Take the material below and retype it in full; pictures are left out.

## BEGIN

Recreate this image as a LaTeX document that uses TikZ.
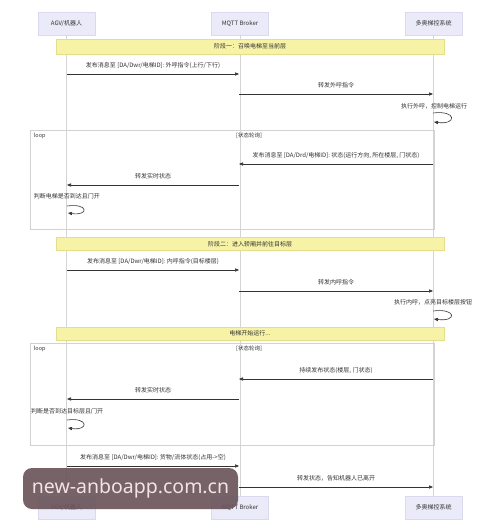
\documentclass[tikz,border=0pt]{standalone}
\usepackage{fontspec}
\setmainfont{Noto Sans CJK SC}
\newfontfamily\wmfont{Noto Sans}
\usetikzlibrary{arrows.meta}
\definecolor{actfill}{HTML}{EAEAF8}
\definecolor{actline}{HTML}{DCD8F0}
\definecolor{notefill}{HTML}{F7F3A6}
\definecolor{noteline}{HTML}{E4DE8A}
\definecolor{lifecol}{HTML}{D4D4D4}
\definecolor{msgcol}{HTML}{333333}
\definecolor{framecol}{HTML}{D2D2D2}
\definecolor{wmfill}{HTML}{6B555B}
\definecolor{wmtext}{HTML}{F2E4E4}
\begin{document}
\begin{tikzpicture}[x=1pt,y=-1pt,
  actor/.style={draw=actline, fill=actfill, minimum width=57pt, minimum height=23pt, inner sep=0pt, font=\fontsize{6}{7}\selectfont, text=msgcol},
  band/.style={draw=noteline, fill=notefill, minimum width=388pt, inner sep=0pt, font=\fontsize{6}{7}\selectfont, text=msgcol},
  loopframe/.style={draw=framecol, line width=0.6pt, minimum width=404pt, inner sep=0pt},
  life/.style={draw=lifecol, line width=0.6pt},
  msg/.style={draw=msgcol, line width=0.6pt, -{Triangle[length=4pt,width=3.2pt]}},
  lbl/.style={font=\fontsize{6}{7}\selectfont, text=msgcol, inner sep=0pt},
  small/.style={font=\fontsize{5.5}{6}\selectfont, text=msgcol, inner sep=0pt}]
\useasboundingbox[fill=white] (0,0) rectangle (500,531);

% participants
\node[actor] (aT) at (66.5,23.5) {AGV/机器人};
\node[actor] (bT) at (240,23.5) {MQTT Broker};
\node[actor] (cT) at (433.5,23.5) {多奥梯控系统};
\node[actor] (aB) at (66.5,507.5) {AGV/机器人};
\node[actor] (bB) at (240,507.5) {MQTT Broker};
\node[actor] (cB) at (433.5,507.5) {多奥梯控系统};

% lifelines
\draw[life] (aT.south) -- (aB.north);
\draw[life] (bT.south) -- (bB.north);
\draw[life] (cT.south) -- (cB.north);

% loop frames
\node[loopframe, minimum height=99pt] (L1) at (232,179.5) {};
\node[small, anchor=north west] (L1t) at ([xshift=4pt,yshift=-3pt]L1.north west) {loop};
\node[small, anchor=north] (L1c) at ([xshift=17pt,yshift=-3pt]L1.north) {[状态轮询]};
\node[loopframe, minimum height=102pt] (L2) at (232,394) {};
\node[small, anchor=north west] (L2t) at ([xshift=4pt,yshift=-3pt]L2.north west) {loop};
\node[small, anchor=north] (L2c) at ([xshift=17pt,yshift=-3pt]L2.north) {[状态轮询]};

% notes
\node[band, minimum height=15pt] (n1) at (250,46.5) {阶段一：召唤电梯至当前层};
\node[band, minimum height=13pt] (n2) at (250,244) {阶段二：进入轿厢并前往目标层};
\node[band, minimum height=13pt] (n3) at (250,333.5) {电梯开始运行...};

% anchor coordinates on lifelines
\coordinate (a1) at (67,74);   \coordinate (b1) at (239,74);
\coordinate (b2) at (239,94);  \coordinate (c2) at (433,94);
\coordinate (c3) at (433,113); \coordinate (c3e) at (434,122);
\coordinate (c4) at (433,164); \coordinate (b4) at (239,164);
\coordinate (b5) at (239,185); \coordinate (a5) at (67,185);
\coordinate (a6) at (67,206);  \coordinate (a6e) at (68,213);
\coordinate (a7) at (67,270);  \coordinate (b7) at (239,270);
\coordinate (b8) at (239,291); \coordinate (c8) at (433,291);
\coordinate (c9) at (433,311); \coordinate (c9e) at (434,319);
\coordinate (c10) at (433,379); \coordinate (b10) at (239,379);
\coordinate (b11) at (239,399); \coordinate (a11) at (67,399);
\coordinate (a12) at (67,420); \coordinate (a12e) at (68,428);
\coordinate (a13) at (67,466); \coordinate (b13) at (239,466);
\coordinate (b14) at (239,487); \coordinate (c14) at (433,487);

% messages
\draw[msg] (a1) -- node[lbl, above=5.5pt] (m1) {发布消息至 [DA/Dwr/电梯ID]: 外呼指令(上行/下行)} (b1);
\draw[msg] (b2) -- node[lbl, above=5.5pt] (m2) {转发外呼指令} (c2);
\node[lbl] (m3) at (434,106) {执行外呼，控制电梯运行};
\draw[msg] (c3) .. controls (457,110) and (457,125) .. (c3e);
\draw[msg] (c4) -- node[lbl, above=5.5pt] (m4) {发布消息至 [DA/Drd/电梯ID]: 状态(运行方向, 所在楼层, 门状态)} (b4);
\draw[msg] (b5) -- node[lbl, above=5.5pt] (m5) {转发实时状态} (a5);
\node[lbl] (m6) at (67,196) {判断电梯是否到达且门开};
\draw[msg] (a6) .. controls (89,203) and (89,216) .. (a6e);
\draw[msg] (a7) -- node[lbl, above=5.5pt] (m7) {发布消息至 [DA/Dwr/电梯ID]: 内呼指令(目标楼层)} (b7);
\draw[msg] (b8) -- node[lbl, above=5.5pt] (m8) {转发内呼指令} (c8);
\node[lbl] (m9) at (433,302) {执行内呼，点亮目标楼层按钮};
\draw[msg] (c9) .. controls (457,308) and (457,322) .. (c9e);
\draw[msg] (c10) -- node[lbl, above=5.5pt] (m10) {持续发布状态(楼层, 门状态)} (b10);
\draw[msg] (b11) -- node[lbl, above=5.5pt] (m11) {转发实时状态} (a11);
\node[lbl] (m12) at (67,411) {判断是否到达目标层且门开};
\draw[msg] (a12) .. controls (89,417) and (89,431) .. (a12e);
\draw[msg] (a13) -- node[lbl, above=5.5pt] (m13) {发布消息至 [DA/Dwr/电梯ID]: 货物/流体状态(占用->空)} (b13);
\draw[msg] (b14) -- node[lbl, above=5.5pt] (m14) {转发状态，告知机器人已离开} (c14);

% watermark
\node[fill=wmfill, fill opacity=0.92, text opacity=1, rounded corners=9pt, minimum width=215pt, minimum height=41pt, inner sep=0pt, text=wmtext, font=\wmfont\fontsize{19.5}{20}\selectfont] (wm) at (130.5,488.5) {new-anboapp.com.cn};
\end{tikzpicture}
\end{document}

## END

§ FULL RESPONSE:
Recreate this image as a LaTeX document that uses TikZ.
\documentclass[tikz,border=0pt]{standalone}
\usepackage{fontspec}
\setmainfont{Noto Sans CJK SC}
\newfontfamily\wmfont{Noto Sans}
\usetikzlibrary{arrows.meta}
\definecolor{actfill}{HTML}{EAEAF8}
\definecolor{actline}{HTML}{DCD8F0}
\definecolor{notefill}{HTML}{F7F3A6}
\definecolor{noteline}{HTML}{E4DE8A}
\definecolor{lifecol}{HTML}{D4D4D4}
\definecolor{msgcol}{HTML}{333333}
\definecolor{framecol}{HTML}{D2D2D2}
\definecolor{wmfill}{HTML}{6B555B}
\definecolor{wmtext}{HTML}{F2E4E4}
\begin{document}
\begin{tikzpicture}[x=1pt,y=-1pt,
  actor/.style={draw=actline, fill=actfill, minimum width=57pt, minimum height=23pt, inner sep=0pt, font=\fontsize{6}{7}\selectfont, text=msgcol},
  band/.style={draw=noteline, fill=notefill, minimum width=388pt, inner sep=0pt, font=\fontsize{6}{7}\selectfont, text=msgcol},
  loopframe/.style={draw=framecol, line width=0.6pt, minimum width=404pt, inner sep=0pt},
  life/.style={draw=lifecol, line width=0.6pt},
  msg/.style={draw=msgcol, line width=0.6pt, -{Triangle[length=4pt,width=3.2pt]}},
  lbl/.style={font=\fontsize{6}{7}\selectfont, text=msgcol, inner sep=0pt},
  small/.style={font=\fontsize{5.5}{6}\selectfont, text=msgcol, inner sep=0pt}]
\useasboundingbox[fill=white] (0,0) rectangle (500,531);

% participants
\node[actor] (aT) at (66.5,23.5) {AGV/机器人};
\node[actor] (bT) at (240,23.5) {MQTT Broker};
\node[actor] (cT) at (433.5,23.5) {多奥梯控系统};
\node[actor] (aB) at (66.5,507.5) {AGV/机器人};
\node[actor] (bB) at (240,507.5) {MQTT Broker};
\node[actor] (cB) at (433.5,507.5) {多奥梯控系统};

% lifelines
\draw[life] (aT.south) -- (aB.north);
\draw[life] (bT.south) -- (bB.north);
\draw[life] (cT.south) -- (cB.north);

% loop frames
\node[loopframe, minimum height=99pt] (L1) at (232,179.5) {};
\node[small, anchor=north west] (L1t) at ([xshift=4pt,yshift=-3pt]L1.north west) {loop};
\node[small, anchor=north] (L1c) at ([xshift=17pt,yshift=-3pt]L1.north) {[状态轮询]};
\node[loopframe, minimum height=102pt] (L2) at (232,394) {};
\node[small, anchor=north west] (L2t) at ([xshift=4pt,yshift=-3pt]L2.north west) {loop};
\node[small, anchor=north] (L2c) at ([xshift=17pt,yshift=-3pt]L2.north) {[状态轮询]};

% notes
\node[band, minimum height=15pt] (n1) at (250,46.5) {阶段一：召唤电梯至当前层};
\node[band, minimum height=13pt] (n2) at (250,244) {阶段二：进入轿厢并前往目标层};
\node[band, minimum height=13pt] (n3) at (250,333.5) {电梯开始运行...};

% anchor coordinates on lifelines
\coordinate (a1) at (67,74);   \coordinate (b1) at (239,74);
\coordinate (b2) at (239,94);  \coordinate (c2) at (433,94);
\coordinate (c3) at (433,113); \coordinate (c3e) at (434,122);
\coordinate (c4) at (433,164); \coordinate (b4) at (239,164);
\coordinate (b5) at (239,185); \coordinate (a5) at (67,185);
\coordinate (a6) at (67,206);  \coordinate (a6e) at (68,213);
\coordinate (a7) at (67,270);  \coordinate (b7) at (239,270);
\coordinate (b8) at (239,291); \coordinate (c8) at (433,291);
\coordinate (c9) at (433,311); \coordinate (c9e) at (434,319);
\coordinate (c10) at (433,379); \coordinate (b10) at (239,379);
\coordinate (b11) at (239,399); \coordinate (a11) at (67,399);
\coordinate (a12) at (67,420); \coordinate (a12e) at (68,428);
\coordinate (a13) at (67,466); \coordinate (b13) at (239,466);
\coordinate (b14) at (239,487); \coordinate (c14) at (433,487);

% messages
\draw[msg] (a1) -- node[lbl, above=5.5pt] (m1) {发布消息至 [DA/Dwr/电梯ID]: 外呼指令(上行/下行)} (b1);
\draw[msg] (b2) -- node[lbl, above=5.5pt] (m2) {转发外呼指令} (c2);
\node[lbl] (m3) at (434,106) {执行外呼，控制电梯运行};
\draw[msg] (c3) .. controls (457,110) and (457,125) .. (c3e);
\draw[msg] (c4) -- node[lbl, above=5.5pt] (m4) {发布消息至 [DA/Drd/电梯ID]: 状态(运行方向, 所在楼层, 门状态)} (b4);
\draw[msg] (b5) -- node[lbl, above=5.5pt] (m5) {转发实时状态} (a5);
\node[lbl] (m6) at (67,196) {判断电梯是否到达且门开};
\draw[msg] (a6) .. controls (89,203) and (89,216) .. (a6e);
\draw[msg] (a7) -- node[lbl, above=5.5pt] (m7) {发布消息至 [DA/Dwr/电梯ID]: 内呼指令(目标楼层)} (b7);
\draw[msg] (b8) -- node[lbl, above=5.5pt] (m8) {转发内呼指令} (c8);
\node[lbl] (m9) at (433,302) {执行内呼，点亮目标楼层按钮};
\draw[msg] (c9) .. controls (457,308) and (457,322) .. (c9e);
\draw[msg] (c10) -- node[lbl, above=5.5pt] (m10) {持续发布状态(楼层, 门状态)} (b10);
\draw[msg] (b11) -- node[lbl, above=5.5pt] (m11) {转发实时状态} (a11);
\node[lbl] (m12) at (67,411) {判断是否到达目标层且门开};
\draw[msg] (a12) .. controls (89,417) and (89,431) .. (a12e);
\draw[msg] (a13) -- node[lbl, above=5.5pt] (m13) {发布消息至 [DA/Dwr/电梯ID]: 货物/流体状态(占用->空)} (b13);
\draw[msg] (b14) -- node[lbl, above=5.5pt] (m14) {转发状态，告知机器人已离开} (c14);

% watermark
\node[fill=wmfill, fill opacity=0.92, text opacity=1, rounded corners=9pt, minimum width=215pt, minimum height=41pt, inner sep=0pt, text=wmtext, font=\wmfont\fontsize{19.5}{20}\selectfont] (wm) at (130.5,488.5) {new-anboapp.com.cn};
\end{tikzpicture}
\end{document}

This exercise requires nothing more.